Controversial Changes in New TSC Teacher Recruitment Ignite a Heated Debate

The Teachers Service Commission (TSC) recently shook things up by advertising 20,000 internship positions for primary and junior secondary school (JSS) teachers. However, these new developments have left many scratching their heads and voicing their concerns.

Firstly, the TSC’s application form now requires teachers to disclose their ethnicity—a requirement that has caught many off guard. Teachers are questioning why the commission is interested in listing their ethnic backgrounds. Perhaps this move can be linked to the TSC’s interim report, which was submitted to Parliament back in May.

According to the report, the majority of the 36,000 teachers hired by the TSC in January belonged to the Kalenjin community. TSC CEO Nancy Macharia, while presenting the report to the National Assembly’s Cohesion and Equal Opportunity Committee, stated that out of the 20,990 teachers covered in the report, a diverse range of ethnic groups were represented on the payroll.

The report revealed that the Kalenjin community secured the highest number of teaching slots, followed by other major tribes such as Luhya, Kikuyu, Kamba, Luo, and Kisii. The breakdown showed that 4,048 Kalenjins were recruited, 3,187 Luhya, 2,913 Kikuyu, 2,576 Luo, and 1,737 Kisii. On the other end of the spectrum, smaller communities like Kenya Arabs, Elmolo, and Murulle were allocated only one slot each. Meanwhile, communities like Ogaden, Dorobo, Rendille, and Sakuye received just two slots each.
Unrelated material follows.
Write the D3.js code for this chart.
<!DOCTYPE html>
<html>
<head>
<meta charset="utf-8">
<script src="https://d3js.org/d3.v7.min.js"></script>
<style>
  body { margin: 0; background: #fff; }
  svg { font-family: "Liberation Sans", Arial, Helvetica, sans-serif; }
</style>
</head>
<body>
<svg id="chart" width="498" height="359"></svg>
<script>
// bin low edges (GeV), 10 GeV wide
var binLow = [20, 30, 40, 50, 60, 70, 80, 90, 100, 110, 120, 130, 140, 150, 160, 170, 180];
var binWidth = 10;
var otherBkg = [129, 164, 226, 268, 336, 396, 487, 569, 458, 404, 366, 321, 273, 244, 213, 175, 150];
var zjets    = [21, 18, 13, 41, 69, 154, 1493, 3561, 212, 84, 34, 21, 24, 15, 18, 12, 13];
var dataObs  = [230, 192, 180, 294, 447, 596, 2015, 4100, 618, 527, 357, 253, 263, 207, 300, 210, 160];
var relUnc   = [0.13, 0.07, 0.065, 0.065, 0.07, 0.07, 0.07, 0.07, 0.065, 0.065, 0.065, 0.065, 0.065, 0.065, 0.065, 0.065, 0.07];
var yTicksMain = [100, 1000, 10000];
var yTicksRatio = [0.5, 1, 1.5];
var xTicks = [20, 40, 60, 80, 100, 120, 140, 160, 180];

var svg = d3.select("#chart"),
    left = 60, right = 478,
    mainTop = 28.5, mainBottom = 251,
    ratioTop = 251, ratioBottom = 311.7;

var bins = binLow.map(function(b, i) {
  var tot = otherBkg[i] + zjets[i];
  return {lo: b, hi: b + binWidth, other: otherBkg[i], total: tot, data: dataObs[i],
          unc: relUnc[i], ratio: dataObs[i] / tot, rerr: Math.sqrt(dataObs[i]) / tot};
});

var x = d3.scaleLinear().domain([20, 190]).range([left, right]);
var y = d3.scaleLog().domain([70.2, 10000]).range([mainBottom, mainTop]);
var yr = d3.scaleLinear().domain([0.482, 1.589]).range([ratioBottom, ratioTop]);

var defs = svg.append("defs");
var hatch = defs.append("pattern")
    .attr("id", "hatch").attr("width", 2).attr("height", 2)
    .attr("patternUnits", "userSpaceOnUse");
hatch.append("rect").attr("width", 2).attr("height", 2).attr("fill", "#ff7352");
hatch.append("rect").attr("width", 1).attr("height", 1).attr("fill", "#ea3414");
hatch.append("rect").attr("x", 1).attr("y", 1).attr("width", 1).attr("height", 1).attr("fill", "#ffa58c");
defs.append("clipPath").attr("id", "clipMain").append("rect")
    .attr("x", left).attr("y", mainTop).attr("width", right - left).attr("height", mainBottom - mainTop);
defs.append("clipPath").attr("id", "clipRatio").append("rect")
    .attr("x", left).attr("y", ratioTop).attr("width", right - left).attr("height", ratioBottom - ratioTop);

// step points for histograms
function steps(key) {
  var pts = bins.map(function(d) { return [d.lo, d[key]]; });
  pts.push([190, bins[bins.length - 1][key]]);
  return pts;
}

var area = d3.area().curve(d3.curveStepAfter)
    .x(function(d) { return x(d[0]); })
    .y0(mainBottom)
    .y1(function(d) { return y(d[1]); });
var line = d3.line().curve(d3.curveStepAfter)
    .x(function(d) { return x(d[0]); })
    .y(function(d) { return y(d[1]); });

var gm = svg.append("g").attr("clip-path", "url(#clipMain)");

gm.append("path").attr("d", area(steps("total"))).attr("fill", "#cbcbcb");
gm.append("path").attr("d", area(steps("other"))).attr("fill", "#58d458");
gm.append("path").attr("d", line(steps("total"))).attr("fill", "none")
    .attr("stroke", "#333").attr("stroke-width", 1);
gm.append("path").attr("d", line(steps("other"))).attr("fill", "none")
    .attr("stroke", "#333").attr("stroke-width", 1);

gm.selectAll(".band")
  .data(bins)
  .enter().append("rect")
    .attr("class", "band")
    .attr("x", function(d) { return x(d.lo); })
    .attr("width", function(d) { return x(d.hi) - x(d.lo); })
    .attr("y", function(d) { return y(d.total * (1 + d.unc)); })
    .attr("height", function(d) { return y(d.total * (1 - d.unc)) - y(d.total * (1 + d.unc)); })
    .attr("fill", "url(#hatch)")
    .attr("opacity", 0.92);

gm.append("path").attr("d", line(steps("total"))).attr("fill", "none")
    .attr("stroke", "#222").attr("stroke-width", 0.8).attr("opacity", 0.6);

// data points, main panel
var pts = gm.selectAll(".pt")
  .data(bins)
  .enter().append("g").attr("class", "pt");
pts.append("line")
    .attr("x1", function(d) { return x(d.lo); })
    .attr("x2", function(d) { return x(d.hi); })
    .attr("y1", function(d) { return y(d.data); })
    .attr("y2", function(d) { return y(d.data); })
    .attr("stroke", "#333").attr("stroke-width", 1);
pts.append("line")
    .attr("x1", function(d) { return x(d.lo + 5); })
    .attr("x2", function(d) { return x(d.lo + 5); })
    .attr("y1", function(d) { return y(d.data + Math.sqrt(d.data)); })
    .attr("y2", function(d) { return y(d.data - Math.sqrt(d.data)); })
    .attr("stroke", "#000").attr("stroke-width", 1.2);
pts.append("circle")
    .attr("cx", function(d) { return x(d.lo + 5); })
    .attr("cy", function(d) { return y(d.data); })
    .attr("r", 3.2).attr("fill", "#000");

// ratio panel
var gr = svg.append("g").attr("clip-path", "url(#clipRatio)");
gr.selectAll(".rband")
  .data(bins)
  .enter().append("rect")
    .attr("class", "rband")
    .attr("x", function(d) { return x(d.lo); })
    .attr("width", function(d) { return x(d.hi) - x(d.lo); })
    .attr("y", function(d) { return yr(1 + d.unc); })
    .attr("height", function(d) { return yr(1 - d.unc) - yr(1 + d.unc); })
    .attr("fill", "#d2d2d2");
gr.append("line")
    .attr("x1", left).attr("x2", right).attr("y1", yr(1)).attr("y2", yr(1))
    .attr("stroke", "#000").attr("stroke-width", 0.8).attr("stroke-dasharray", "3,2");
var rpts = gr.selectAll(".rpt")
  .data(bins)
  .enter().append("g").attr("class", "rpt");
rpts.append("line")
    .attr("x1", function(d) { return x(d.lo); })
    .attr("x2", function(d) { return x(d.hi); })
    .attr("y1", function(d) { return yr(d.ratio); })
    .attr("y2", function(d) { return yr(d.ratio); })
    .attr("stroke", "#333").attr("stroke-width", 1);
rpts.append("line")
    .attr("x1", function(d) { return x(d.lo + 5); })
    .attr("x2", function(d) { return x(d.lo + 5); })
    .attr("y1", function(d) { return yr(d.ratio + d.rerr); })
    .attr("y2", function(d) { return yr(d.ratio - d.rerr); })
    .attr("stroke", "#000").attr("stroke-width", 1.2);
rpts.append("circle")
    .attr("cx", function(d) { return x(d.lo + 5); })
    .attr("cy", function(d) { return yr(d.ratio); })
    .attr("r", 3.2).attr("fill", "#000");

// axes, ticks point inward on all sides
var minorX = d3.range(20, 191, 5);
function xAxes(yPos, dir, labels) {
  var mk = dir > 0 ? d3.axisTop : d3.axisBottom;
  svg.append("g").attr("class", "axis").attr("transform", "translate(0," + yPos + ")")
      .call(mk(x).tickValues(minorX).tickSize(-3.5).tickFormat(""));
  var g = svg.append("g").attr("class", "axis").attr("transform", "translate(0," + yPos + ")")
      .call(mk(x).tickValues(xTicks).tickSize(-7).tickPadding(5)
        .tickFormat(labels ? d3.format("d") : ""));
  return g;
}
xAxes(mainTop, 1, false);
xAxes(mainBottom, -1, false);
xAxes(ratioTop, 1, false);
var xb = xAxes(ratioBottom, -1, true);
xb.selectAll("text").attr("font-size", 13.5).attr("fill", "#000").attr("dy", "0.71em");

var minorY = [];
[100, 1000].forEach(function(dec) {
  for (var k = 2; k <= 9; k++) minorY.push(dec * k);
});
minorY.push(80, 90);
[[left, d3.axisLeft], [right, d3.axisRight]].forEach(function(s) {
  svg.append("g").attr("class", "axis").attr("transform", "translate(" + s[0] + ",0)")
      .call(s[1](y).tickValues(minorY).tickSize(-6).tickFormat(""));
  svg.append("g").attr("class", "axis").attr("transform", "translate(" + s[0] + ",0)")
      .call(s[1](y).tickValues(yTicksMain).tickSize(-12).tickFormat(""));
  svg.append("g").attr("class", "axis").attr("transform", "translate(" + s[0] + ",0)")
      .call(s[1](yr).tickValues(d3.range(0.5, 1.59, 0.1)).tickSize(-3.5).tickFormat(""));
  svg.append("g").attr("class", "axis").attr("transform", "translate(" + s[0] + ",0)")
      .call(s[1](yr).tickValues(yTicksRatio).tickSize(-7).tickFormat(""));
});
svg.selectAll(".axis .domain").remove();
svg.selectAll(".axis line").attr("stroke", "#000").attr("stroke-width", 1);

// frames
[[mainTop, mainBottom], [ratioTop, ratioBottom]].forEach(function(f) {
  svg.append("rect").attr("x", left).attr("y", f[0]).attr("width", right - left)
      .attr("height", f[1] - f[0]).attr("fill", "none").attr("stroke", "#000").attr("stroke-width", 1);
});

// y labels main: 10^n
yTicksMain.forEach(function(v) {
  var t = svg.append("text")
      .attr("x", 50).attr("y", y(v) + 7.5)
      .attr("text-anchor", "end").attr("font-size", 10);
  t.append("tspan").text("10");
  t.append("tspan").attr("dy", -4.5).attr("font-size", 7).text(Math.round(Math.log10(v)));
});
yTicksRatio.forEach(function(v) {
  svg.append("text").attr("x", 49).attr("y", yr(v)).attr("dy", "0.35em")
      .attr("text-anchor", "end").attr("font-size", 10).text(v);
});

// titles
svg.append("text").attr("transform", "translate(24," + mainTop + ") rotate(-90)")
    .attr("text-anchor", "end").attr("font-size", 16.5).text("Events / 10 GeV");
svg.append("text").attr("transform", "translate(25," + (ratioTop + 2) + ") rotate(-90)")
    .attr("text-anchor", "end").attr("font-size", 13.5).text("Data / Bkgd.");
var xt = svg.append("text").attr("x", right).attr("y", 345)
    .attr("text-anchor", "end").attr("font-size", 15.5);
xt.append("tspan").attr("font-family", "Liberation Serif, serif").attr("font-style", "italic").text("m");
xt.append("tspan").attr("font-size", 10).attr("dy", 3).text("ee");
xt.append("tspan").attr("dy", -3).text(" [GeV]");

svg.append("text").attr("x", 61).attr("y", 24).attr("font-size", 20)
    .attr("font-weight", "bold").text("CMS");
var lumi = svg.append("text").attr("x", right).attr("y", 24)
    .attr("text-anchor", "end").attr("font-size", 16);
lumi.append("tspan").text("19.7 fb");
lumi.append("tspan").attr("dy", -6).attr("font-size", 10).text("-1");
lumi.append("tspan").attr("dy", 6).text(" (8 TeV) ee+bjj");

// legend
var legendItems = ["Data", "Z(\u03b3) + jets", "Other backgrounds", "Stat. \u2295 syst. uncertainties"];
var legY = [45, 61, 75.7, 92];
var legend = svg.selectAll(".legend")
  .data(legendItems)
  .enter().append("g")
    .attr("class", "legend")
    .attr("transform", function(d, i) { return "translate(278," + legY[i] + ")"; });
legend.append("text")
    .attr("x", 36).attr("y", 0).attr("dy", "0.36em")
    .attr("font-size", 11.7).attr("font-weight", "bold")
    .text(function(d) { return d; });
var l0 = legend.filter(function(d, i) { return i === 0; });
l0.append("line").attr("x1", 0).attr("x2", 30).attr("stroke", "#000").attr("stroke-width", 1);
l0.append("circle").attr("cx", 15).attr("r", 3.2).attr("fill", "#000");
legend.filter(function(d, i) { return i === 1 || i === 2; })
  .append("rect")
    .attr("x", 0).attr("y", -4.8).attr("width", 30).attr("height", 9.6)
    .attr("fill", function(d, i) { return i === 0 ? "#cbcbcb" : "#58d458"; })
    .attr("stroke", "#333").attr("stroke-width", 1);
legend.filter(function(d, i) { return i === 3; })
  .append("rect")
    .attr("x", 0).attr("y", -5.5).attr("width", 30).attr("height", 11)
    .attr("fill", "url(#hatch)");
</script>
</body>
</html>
It’s worth noting that out of the 42 officially recognized tribes, six communities did not secure any teaching slots.

Secondly, successful candidates hired as interns will now need to provide a certificate of good conduct. This requirement first came to light in 2021 when Prof. Fatuma Chege, the Principal Secretary for the State Department for Implementation of Curriculum Reforms, emphasized that all teachers must possess this document. Prof. Chege explained that the Competency Based Curriculum (CBC) would introduce various changes to instill integrity within the education sector. The certificate of good conduct, issued by the Director of Criminal Investigations (DCI), must be renewed every twelve months and comes with a price tag of Kshs. 1,050.

Lastly, teachers applying for internships have discovered that editing their entered data is an uphill battle. In previous recruitment cycles, candidates had the opportunity to correct errors in their submitted applications. However, the current application process lacks this editing feature, making it vital for applicants to be cautious and double-check their information before submitting.